Today, the villagers live a little further away, still within rowing distance of the old spot. Ironically, this area close to a hydroelectric power station is not connected to the grid. People here don’t want to pay for electricity from that ‘doomed’ dam anyway. A Cambodian NGO supporting the stubborn resistance is providing solar panels to power night lights and to charge mobile phones.
“I have been to the new village a few times to visit a sick relative, but I will never live there,” says Poo, 64. He shows me his rice field, which has just been harvested. “This land is my identity,” he adds. I know a few Cambodian words for “tradition” or “origin,” but this man uses them all in one sentence.
According to many ethnic traditions, bodies are not cremated as in the Buddhist culture, but buried. This also goes for Pounong people, who believe that the spirits of the deceased are still wandering around the burial site. This is the main reason why the community doesn’t want to leave.
In the Tompoun village of Katai, about 20 kilometers in a straight line to the Vietnamese border, I ask a young woman to take me to the ‘prey khmaoch’ or ghost forest. She refuses. Once bodies are ritually buried, they are left to nature. Living souls shouldn’t interfere any more, she says.

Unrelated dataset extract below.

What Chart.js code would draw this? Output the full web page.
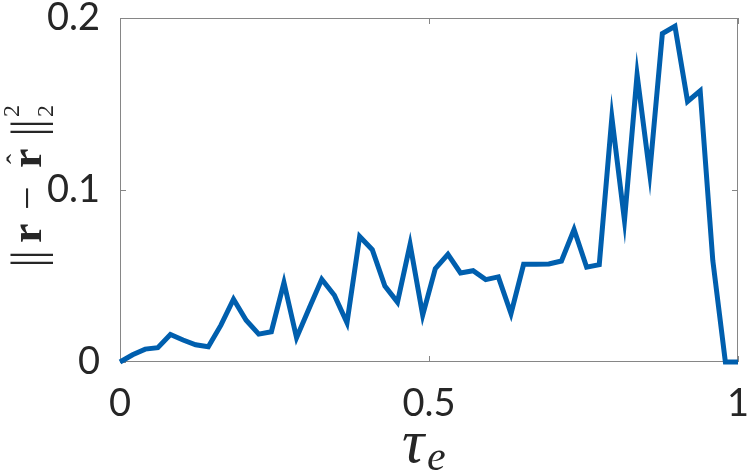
<!DOCTYPE html>
<html>
<head>
<meta charset="utf-8">
<script src="https://cdn.jsdelivr.net/npm/chart.js@4"></script>
<style>
  html, body { margin: 0; padding: 0; background: #fff; }
  #wrap { width: 747px; height: 471px; }
</style>
</head>
<body>
<div id="wrap"><canvas id="errChart" width="747" height="471"></canvas></div>
<script>
// tau_e (eixo x) e erro ||r - r^||^2 (eixo y)
const tau = [0, 0.0204, 0.0408, 0.0612, 0.0816, 0.1020, 0.1224, 0.1429, 0.1633, 0.1837,
    0.2041, 0.2245, 0.2449, 0.2653, 0.2857, 0.3061, 0.3265, 0.3469, 0.3673, 0.3878,
    0.4082, 0.4286, 0.4490, 0.4694, 0.4898, 0.5102, 0.5306, 0.5510, 0.5714, 0.5918,
    0.6122, 0.6327, 0.6531, 0.6735, 0.6939, 0.7143, 0.7347, 0.7551, 0.7755, 0.7959,
    0.8163, 0.8367, 0.8571, 0.8776, 0.8980, 0.9184, 0.9388, 0.9592, 0.9796, 1]
const errors = [0.000, 0.0042, 0.0075, 0.0083, 0.0160, 0.0128, 0.0100, 0.0089, 0.0214, 0.0365,
    0.0243, 0.0162, 0.0176, 0.0462, 0.0141, 0.0313, 0.0481, 0.0388, 0.0228, 0.0730,
    0.0653, 0.0442, 0.0348, 0.0684, 0.0273, 0.0543, 0.0626, 0.0518, 0.0531, 0.0479,
    0.0495, 0.0282, 0.0568, 0.0568, 0.0570, 0.0587, 0.0770, 0.0551, 0.0566, 0.1422,
    0.0823, 0.1670, 0.1097, 0.1910, 0.1952, 0.1515, 0.1577, 0.0591, 0.0000, 0.0000]
const xTicks = [0, 0.5, 1]
const yTicks = [0, 0.1, 0.2]

const axisGray = '#868686'
const textDark = '#262626'
const tickFont = { family: 'Lato', size: 38, lineHeight: 1 }

// caixa estilo MATLAB com ticks para dentro + rotulos dos eixos
const boxPlugin = {
    id: 'boxPlugin',
    beforeDatasetsDraw(chart) {
        const { ctx, chartArea: a, scales } = chart
        ctx.save()
        ctx.strokeStyle = axisGray
        ctx.lineWidth = 1
        ctx.strokeRect(a.left + 0.5, a.top + 0.5, a.right - a.left - 1, a.bottom - a.top - 1)
        ctx.beginPath()
        xTicks.forEach(v => {
            const px = Math.round(scales.x.getPixelForValue(v)) + 0.5
            ctx.moveTo(px, a.bottom); ctx.lineTo(px, a.bottom - 6)
            ctx.moveTo(px, a.top); ctx.lineTo(px, a.top + 6)
        })
        yTicks.forEach(v => {
            const py = Math.round(scales.y.getPixelForValue(v)) + 0.5
            ctx.moveTo(a.left, py); ctx.lineTo(a.left + 6, py)
            ctx.moveTo(a.right, py); ctx.lineTo(a.right - 6, py)
        })
        ctx.stroke()

        // titulo x: tau_e
        ctx.fillStyle = textDark
        ctx.textBaseline = 'alphabetic'
        ctx.textAlign = 'left'
        const cx = (a.left + a.right) / 2
        ctx.font = 'italic 62px "Liberation Serif"'
        ctx.fillText('τ', cx - 27, 462)
        ctx.font = 'italic 42px "Liberation Serif"'
        ctx.fillText('e', cx - 2, 470)

        // titulo y: ||r - r^||_2^2 (girado)
        ctx.translate(41, 265)
        ctx.rotate(-Math.PI / 2)
        ctx.textAlign = 'center'
        ctx.font = '46px "Liberation Serif"'
        ctx.fillText('|', 2, 2)
        ctx.fillText('|', 10, 2)
        ctx.fillText('|', 133, 2)
        ctx.fillText('|', 141, 2)
        ctx.textAlign = 'left'
        ctx.font = 'bold 44px "Liberation Serif"'
        ctx.fillText('r', 22, 0)
        ctx.font = '42px "Liberation Serif"'
        ctx.fillText('−', 55, 0)
        ctx.font = 'bold 44px "Liberation Serif"'
        ctx.fillText('r', 97, 0)
        ctx.font = '30px "Liberation Serif"'
        ctx.fillText('ˆ', 101, -14)
        ctx.font = '24px "Liberation Serif"'
        ctx.fillText('2', 148, -22)
        ctx.fillText('2', 148, 12)
        ctx.restore()
    }
}

const ctx = document.getElementById('errChart').getContext('2d')
const errChart = new Chart(ctx, {
    type: 'line',
    data: {
        datasets: [{
            data: tau.map((t, i) => ({ x: t, y: errors[i] })),
            borderColor: '#005fae',
            borderWidth: 5,
            pointRadius: 0,
            tension: 0,
            fill: false,
            clip: false
        }]
    },
    options: {
        responsive: false,
        animation: false,
        layout: { padding: { top: 18, right: 9, left: 0, bottom: 0 } },
        plugins: {
            legend: { display: false },
            tooltip: { enabled: false }
        },
        scales: {
            x: {
                type: 'linear',
                min: 0,
                max: 1,
                grid: { display: false },
                border: { display: false },
                afterFit: scale => {
                    scale.height = 109
                    scale.paddingLeft = 0
                    scale.paddingRight = 0
                },
                afterBuildTicks: scale => { scale.ticks = xTicks.map(v => ({ value: v })) },
                ticks: {
                    color: textDark,
                    font: tickFont,
                    padding: 15,
                    maxRotation: 0,
                    callback: v => String(v)
                }
            },
            y: {
                min: 0,
                max: 0.2,
                grid: { display: false },
                border: { display: false },
                afterFit: scale => {
                    scale.width = 120
                    scale.paddingTop = 0
                    scale.paddingBottom = 0
                },
                afterBuildTicks: scale => { scale.ticks = yTicks.map(v => ({ value: v })) },
                ticks: {
                    color: textDark,
                    font: tickFont,
                    padding: 12,
                    callback: v => String(v)
                }
            }
        }
    },
    plugins: [boxPlugin]
})
</script>
</body>
</html>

Five children are willing to guide me if I promise we will stay together as a group. I see two boys holding hands, one of them whispers he’s quite afraid. Once in the forest, the only sounds we hear come from the dry leaves under our feet and from cawing crows high up in the trees.
Suddenly, the first grave appears in front of us. It is a wooden construction with decorations and a stone stating the date of death and a picture of a woman with a typical pipe in her mouth. Other small wooden graves, scattered around the trees, are in an advanced stage of decay. This place is macabre and peaceful at the same time.

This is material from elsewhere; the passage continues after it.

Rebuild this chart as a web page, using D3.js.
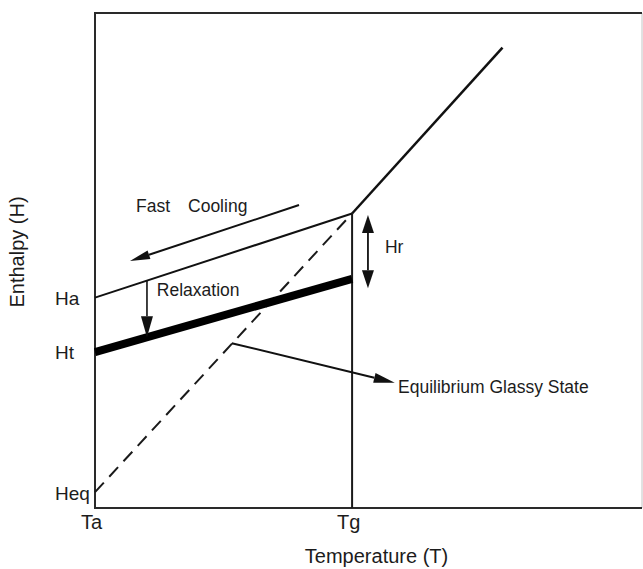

The burial tradition also exists in the Charai community. Leejapheuy, 68, sits on a bench in the sand under a canvas, in the middle of his village, Loom. A retired soldier who has lived in this village all his life, he has that confident attitude of someone who’s seen it all.

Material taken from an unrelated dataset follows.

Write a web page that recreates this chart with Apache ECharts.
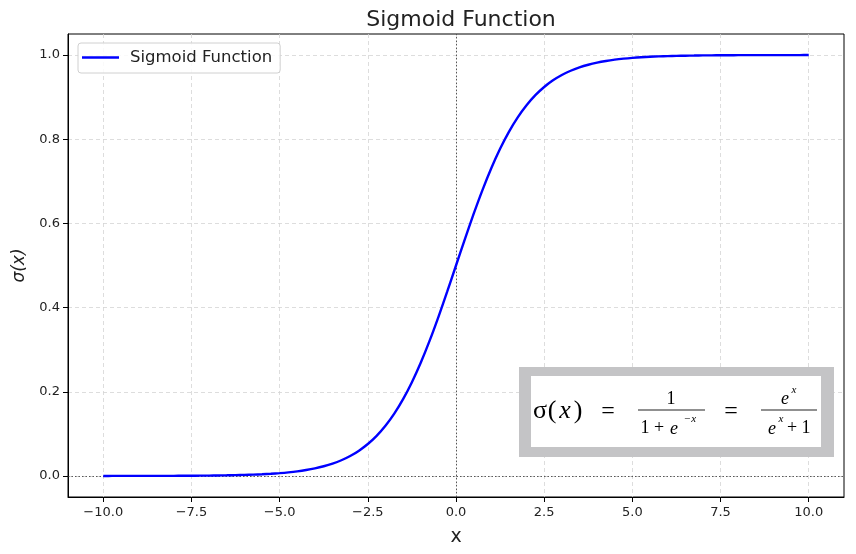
<!DOCTYPE html>
<html lang="en">
<head>
    <meta charset="UTF-8">
    <script src="https://cdn.jsdelivr.net/npm/echarts@6/dist/echarts.min.js"></script>
    <title>Sigmoid Function</title>
    <style>
        html, body { margin: 0; padding: 0; background: #fff; }
    </style>
</head>
<body>
<div id="main" style="width: 856px;height:554px;"></div>
<script type="text/javascript">

    // values, every 0.25 on x
    var xValues = [-10, -9.75, -9.5, -9.25, -9, -8.75, -8.5, -8.25, -8, -7.75, -7.5, -7.25, -7, -6.75, -6.5, -6.25,
        -6, -5.75, -5.5, -5.25, -5, -4.75, -4.5, -4.25, -4, -3.75, -3.5, -3.25, -3, -2.75, -2.5, -2.25,
        -2, -1.75, -1.5, -1.25, -1, -0.75, -0.5, -0.25, 0, 0.25, 0.5, 0.75, 1, 1.25, 1.5, 1.75,
        2, 2.25, 2.5, 2.75, 3, 3.25, 3.5, 3.75, 4, 4.25, 4.5, 4.75, 5, 5.25, 5.5, 5.75,
        6, 6.25, 6.5, 6.75, 7, 7.25, 7.5, 7.75, 8, 8.25, 8.5, 8.75, 9, 9.25, 9.5, 9.75, 10];
    var sigmoidValues = [0.0000, 0.0001, 0.0001, 0.0001, 0.0001, 0.0002, 0.0002, 0.0003, 0.0003, 0.0004, 0.0006, 0.0007,
        0.0009, 0.0012, 0.0015, 0.0019, 0.0025, 0.0032, 0.0041, 0.0052, 0.0067, 0.0086, 0.0110, 0.0141,
        0.0180, 0.0230, 0.0293, 0.0373, 0.0474, 0.0601, 0.0759, 0.0953, 0.1192, 0.1480, 0.1824, 0.2227,
        0.2689, 0.3208, 0.3775, 0.4378, 0.5000, 0.5622, 0.6225, 0.6792, 0.7311, 0.7773, 0.8176, 0.8520,
        0.8808, 0.9047, 0.9241, 0.9399, 0.9526, 0.9627, 0.9707, 0.9770, 0.9820, 0.9859, 0.9890, 0.9914,
        0.9933, 0.9948, 0.9959, 0.9968, 0.9975, 0.9981, 0.9985, 0.9988, 0.9991, 0.9993, 0.9994, 0.9996,
        0.9997, 0.9997, 0.9998, 0.9998, 0.9999, 0.9999, 0.9999, 0.9999, 1.0000];
    var xTicks = [-10, -7.5, -5, -2.5, 0, 2.5, 5, 7.5, 10];
    var yTicks = [0, 0.2, 0.4, 0.6, 0.8, 1.0];

    var points = xValues.map(function (x, i) { return [x, sigmoidValues[i]]; });

    function fmt(v) {
        return v < 0 ? '\u2212' + Math.abs(v).toFixed(1) : v.toFixed(1);
    }

    // formula box pieces
    var serif = 'Liberation Serif';
    function txt(s, x, y, size, italic) {
        return {
            type: 'text', z: 101, x: x, y: y,
            style: {
                text: s, fontSize: size, fontFamily: serif, fontStyle: italic ? 'italic' : 'normal',
                fill: '#000', align: 'center', verticalAlign: 'middle'
            }
        };
    }
    function bar(x1, x2, y) {
        return { type: 'line', z: 101, shape: { x1: x1, y1: y, x2: x2, y2: y }, style: { stroke: '#222', lineWidth: 1.2 } };
    }

    var myChart = echarts.init(document.getElementById('main'));

    var option = {
        animation: false,
        backgroundColor: '#fff',
        title: {
            text: 'Sigmoid Function',
            left: 456, top: 4, textAlign: 'center',
            textStyle: { fontFamily: 'DejaVu Sans', fontSize: 22, fontWeight: 'normal', color: '#222' }
        },
        legend: {
            left: 78, top: 43,
            padding: [6, 8, 7, 4],
            itemWidth: 37, itemHeight: 2.5,
            borderColor: '#d0d0d0', borderWidth: 1, borderRadius: 3,
            backgroundColor: 'rgba(255,255,255,0.85)',
            textStyle: { fontFamily: 'DejaVu Sans', fontSize: 16.5, color: '#222', padding: [0, 0, 0, 6] },
            data: [{ name: 'Sigmoid Function', icon: 'rect' }]
        },
        grid: {
            left: 68, right: 12, top: 34, bottom: 57,
            show: true, borderColor: '#000', borderWidth: 1
        },
        xAxis: {
            type: 'value', min: -11, max: 11,
            name: 'x', nameLocation: 'middle', nameGap: 31,
            nameTextStyle: { fontFamily: 'DejaVu Sans', fontSize: 19, color: '#222' },
            axisLine: { show: true, onZero: false, lineStyle: { color: '#000' } },
            axisTick: { show: true, length: 5, customValues: xTicks, lineStyle: { color: '#000' } },
            axisLabel: { customValues: xTicks, formatter: fmt, margin: 9, fontFamily: 'DejaVu Sans', fontSize: 13, color: '#222' },
            splitLine: { show: true, lineStyle: { type: [4, 3], color: '#d4d4d4', width: 0.8 } }
        },
        yAxis: {
            type: 'value', min: -0.05, max: 1.05,
            name: '\u03c3(x)', nameLocation: 'middle', nameGap: 39, nameRotate: 90,
            nameTextStyle: { fontFamily: 'DejaVu Sans', fontSize: 17, color: '#222', fontStyle: 'italic' },
            axisLine: { show: true, onZero: false, lineStyle: { color: '#000' } },
            axisTick: { show: true, length: 5, customValues: yTicks, lineStyle: { color: '#000' } },
            axisLabel: { customValues: yTicks, formatter: fmt, margin: 8, fontFamily: 'DejaVu Sans', fontSize: 13, color: '#222' },
            splitLine: { show: true, lineStyle: { type: [4, 3], color: '#d4d4d4', width: 0.8 } }
        },
        series: [{
            name: 'Sigmoid Function',
            type: 'line',
            data: points,
            symbol: 'none',
            smooth: 0.3,
            z: 3,
            lineStyle: { color: '#0000ff', width: 2.4 },
            itemStyle: { color: '#0000ff' },
            markLine: {
                silent: true, symbol: 'none', z: 2,
                label: { show: false },
                lineStyle: { type: [1.5, 2], color: '#333', width: 0.8 },
                data: [{ xAxis: 0 }, { yAxis: 0 }]
            }
        }],
        graphic: [
            { type: 'rect', z: 100, shape: { x: 519, y: 367, width: 315, height: 90 }, style: { fill: '#c4c4c6' } },
            { type: 'rect', z: 100, shape: { x: 531, y: 376, width: 290, height: 71 }, style: { fill: '#fff' } },
            txt('\u03c3', 540, 411, 26, false),
            txt('(', 552, 411, 26, false),
            txt('x', 565, 411, 26, true),
            txt(')', 578, 411, 26, false),
            txt('=', 608, 412, 24, false),
            txt('1', 671, 399, 18, false),
            bar(638, 705, 410),
            txt('1', 645, 428, 18, false),
            txt('+', 659, 428, 18, false),
            txt('e', 674, 429, 18, true),
            txt('\u2212x', 690, 419, 11, true),
            txt('=', 731, 412, 24, false),
            txt('e', 785, 399, 18, true),
            txt('x', 794, 390, 11, true),
            bar(761, 817, 410),
            txt('e', 772, 429, 18, true),
            txt('x', 781, 419, 11, true),
            txt('+', 792, 428, 18, false),
            txt('1', 806, 428, 18, false)
        ]
    };

    myChart.setOption(option);

</script>
</body>
</html>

It turns out he is the sculptor who makes the wooden animistic guards, protecting the spirits. In the death forest, I see a statue of a man holding a gun and a sculpted elephant. As the story goes, a water buffalo is to be slaughtered for every burial, but more and more families are abandoning this practice because the animal can easily cost a few hundred dollars.
The journey continues along winding dirt roads and narrow bridges, crisscrossing the rough landscape, which turns into one big mud puddle during the rainy season.
Along the way, we see workers on cassava plantations. 12-year-old Seth comes from Kandal province, more than 500 kilometers south, next to the capital city Phnom Penh. He says he is only here for the harvest and will return to school in his hometown afterward. “This is also a reason why traditional cultures disappear,” says Mana, 37, my motorcyclist. Seasonal laborers and temporary residents do not follow the ancient customs.
The landscape changes and we pass miles of rubber plantations, recognizable by the black bowl on every tree trunk. “Ten years ago these roads were much narrower,” Mana recalls. “But these rubber companies have signed large land concessions and want to be able to drive their big trucks deep into the forest.”
Original inhabitants retreating
Around noon we arrive in Ta Veng, another village with elementary wooden houses on sandy soil. A few neighbors are crouched on the ground around a fire bowl with glowing charcoal. The lunch consists of home-harvested vegetables with sifted rice. Dogs come running towards us, barking at the top of their lungs. Pigs roam freely. Barefoot children shout from afar that visitors have arrived.
We are welcomed by Makara, who has married into this Prouw community. He limps a bit (“an anomaly from my childhood”), but that doesn’t stop him from showing us around the village. He finds traditional culture interesting, but he thinks there is also an important practical aspect.
“Monks in the Buddhist pagoda carry out cremations for free,” says Makara, “while funerals do cost a bit.” He also notices that more and more Khmer immigrants buy land and plantations in this area. “The original inhabitants are moving deeper into the forest.”
On the way back we pass several Kreung villages. This community is known for its ‘love huts’, small private houses where daughters of marriageable age receive boyfriends. The tradition arose because it is difficult to ‘date’ in a remote village.
“In my time, I had three lovers in a hut like that before I met my current husband,” says Semapohean, 60, laughing. “And yes, the boys were allowed to sleep over. One or two nights before I’d send them away.” Here, it was girls who got to choose their favorite candidates. The custom is notable in a country where marriages are not necessarily arranged, but often require family approval.
But today the love huts no longer exist. “Every now and then we build one to show to tourists, but nowadays people use their phones to meet each other”. In addition, families now live in larger houses, where the children have a separate room and therefore sufficient privacy. Semapohean doesn’t seem to mind that much.
Sookanjerai, 52, is more pessimistic. “This new generation is too lazy to continue the tradition,” he says. Young people do not necessarily want to leave the area, but they lose interest in the specific customs. Sookanjerai has little hope for the future “In a few years from now everyone will have become Khmer and our ethnicities will be gone.”